| ← 109 | 110 | 111 → |
- Cardinal: one hundred ten
- Ordinal: 110th (one hundred tenth)
- Factorization: 2 × 5 × 11
- Divisors: 1, 2, 5, 10, 11, 22, 55, 110
- Greek numeral: ΡΙ´
- Roman numeral: CX, cx
- Binary: 1101110_{2}
- Ternary: 11002_{3}
- Senary: 302_{6}
- Octal: 156_{8}
- Duodecimal: 92_{12}
- Hexadecimal: 6E_{16}

= 110 (number) =

110 (one hundred [and] ten) is the natural number following 109 and preceding 111.

==In mathematics==
110 is a sphenic number and a pronic number. Following the prime quadruplet (101, 103, 107, 109), at 110, the Mertens function reaches a low of −5.

110 is the sum of three consecutive squares, $110 = 5^2 + 6^2 + 7^2$.

RSA-110 is one of the RSA numbers, large semiprimes that are part of the RSA Factoring Challenge.

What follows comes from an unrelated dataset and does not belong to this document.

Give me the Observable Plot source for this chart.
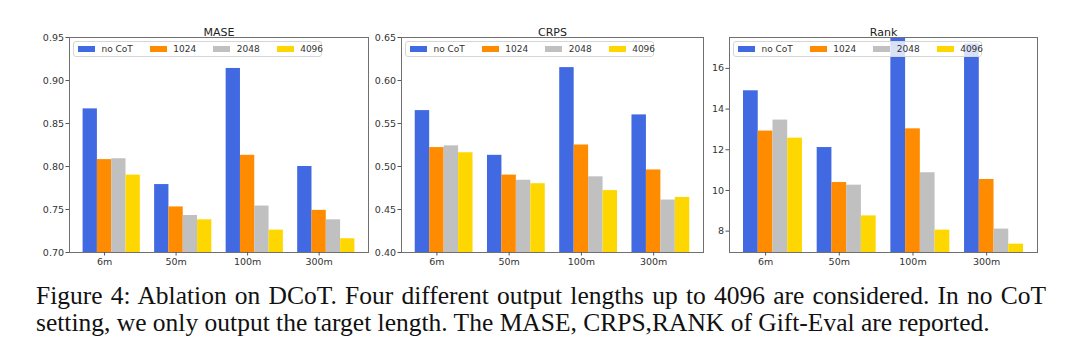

In base 10, the number 110 is a Harshad number and a self number.

==In other fields==
110 is also:
- A percentage in the expression "To give 110%", meaning to give a little more effort than one's maximum effort
- Lowest number to not be considered a favourite by anyone among 44,000 people surveyed in a 2014 online poll and subsequently adopted by British television show QI as the show's favourite number in 2017.
- 110 is also the number of the age of a person that becomes a supercentenarian.

==Eleventy==

- Compare twelfty.
===As 110===
- One hundred and ten is also known as "eleventy", a term made famous in its ordinal form by linguist and author J. R. R. Tolkien (Bilbo Baggins celebrates his eleventy-first birthday at the beginning of The Lord of the Rings) and derived from the Old English hund endleofantig.
- Eleventy is used in the comic reading of a phone number in the Irish TV series The Savage Eye by Dave McSavage playing an opiate user advertising life insurance.

===Other meanings of eleventy===
Eleventy has been used to mean an indefinite large number - "lots". Similarly eleventy-eleven was used in nineteenth century Mississippi in the same role.
Eleventy is the name of an Italian luxury clothing brand.